1. Central line-associated bloodstream infections (CLABSIs) and ventilator-associated pneumonias (VAPs) fell significantly among neonatal intensive care units between 2007 and 2012.
2. During the same time period, CLABSIs and VAPs also fell significantly among pediatric intensive care units; however, there was no significant change in catheter-associated urinary tract infections (CAUTIs).

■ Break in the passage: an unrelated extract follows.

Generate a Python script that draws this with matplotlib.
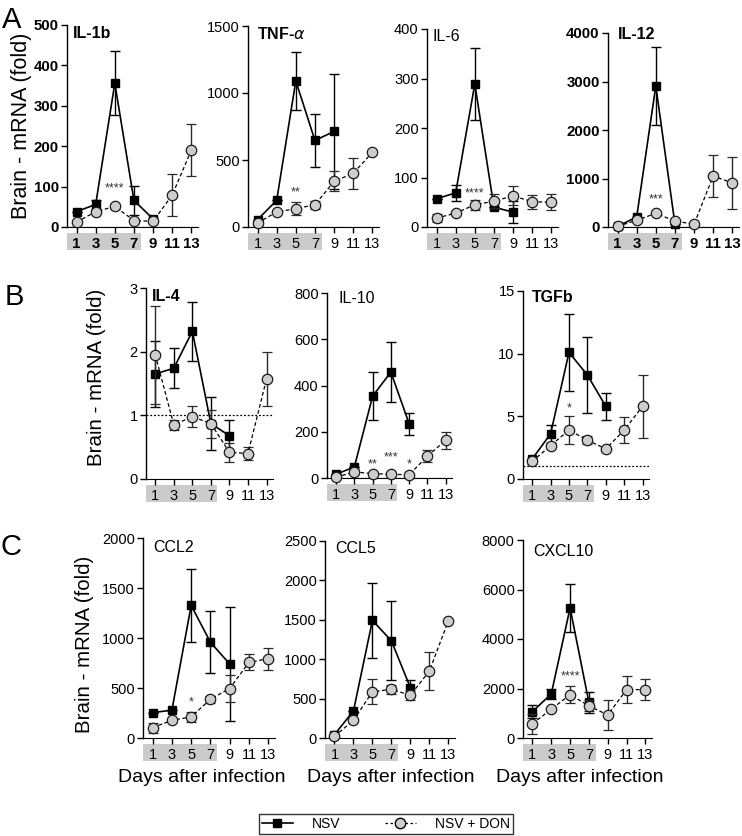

Evidence Rating Level: 2 (Good)
Study Rundown: Hospital-associated infections (HAIs) such as CLABSIs and VAPs are known to cause significant morbidity and mortality in pediatric populations. This study examined the incidence of CLABSIs and VAPs among neonatal intensive care units (NICUs); as well as CLABSIs, VAPs and CAUTIs among pediatric intensive care units (PICUs) in the United States between 2007 and 2012. In both NICUs and PICUs, rates of CLABSI fell 61% during the study. Similarly, VAP incidence fell 50% in NICUs and 76% in PICUs. Among PICUs, CAUTI rates remained unchanged during the study period. This study is limited by the inclusion of only hospitals who are members of the Preventing Avoidable Infectious Complications by Avoiding Payment (PAICAP) study, who were more likely to be large (>400 beds) and to be associated with a graduate teaching hospital. The Affordable Care Act and Medicaid began financially penalizing hospitals for HAIs in 2012. This study shows that it is possible to reduce HAIs and, in fact, many hospitals succeeded in doing so without financial incentives.
Study Author, Dr. Stephen Patrick, MD, MPH, MS, talks to 2 Minute Medicine: Vanderbilt University, Assistant Professor of Pediatrics and Health Policy, Division of Neonatology:
“Health-care associated infections (HAIs) are a harmful and costly complication of the care we provide to our most vulnerable patients. Our study found a dramatic decrease in HAIs across the US. This paper will introduce trainees to HAIs and discuss why we believe this dangerous complication of care is becoming more rare. Despite the decrease there is more work to do, trainees play a pivotal role in making care for our children safer by being mindful of ways to reduce HAIs.”
In-Depth [retrospective cohort]: In this study, authors examined hospitals reporting to the CDC’s National Healthcare Safety Network between 2007 and 2012. The 174-hospital subset examined were members of PAICAP study and included 173 institutions reporting NICU data and 64 institutions reporting PICU data. Among NICUs, the rates of CLABSI fell from 4.9 to 1.5 per 1000 line days (incident rate ratio [IRR] 0.96 per quarter, 95% CI 0.95-0.97). VAP incidence rates fell from 1.6 to 0.6 per 1000 ventilator days (IRR 0.97 per quarter, CI 0.93-0.99). In addition, very low birth weight infants were 2.24 (CI 1.96-2.57) times as likely to have CLABSI and 3.48 (CI 2.11-5.47) times as likely to have VAP when compared to normal birth weight neonates. Among PICUs, the rates of CLABSI fell from 4.7 to 1.0 per 1000 line days (IRR 0.96 per quarter, CI 0.94-0.98) and VAP rates fell from 1.9 to 0.7 per 1000 ventilator days (IRR 0.95 per quarter, CI 0.94-0.98).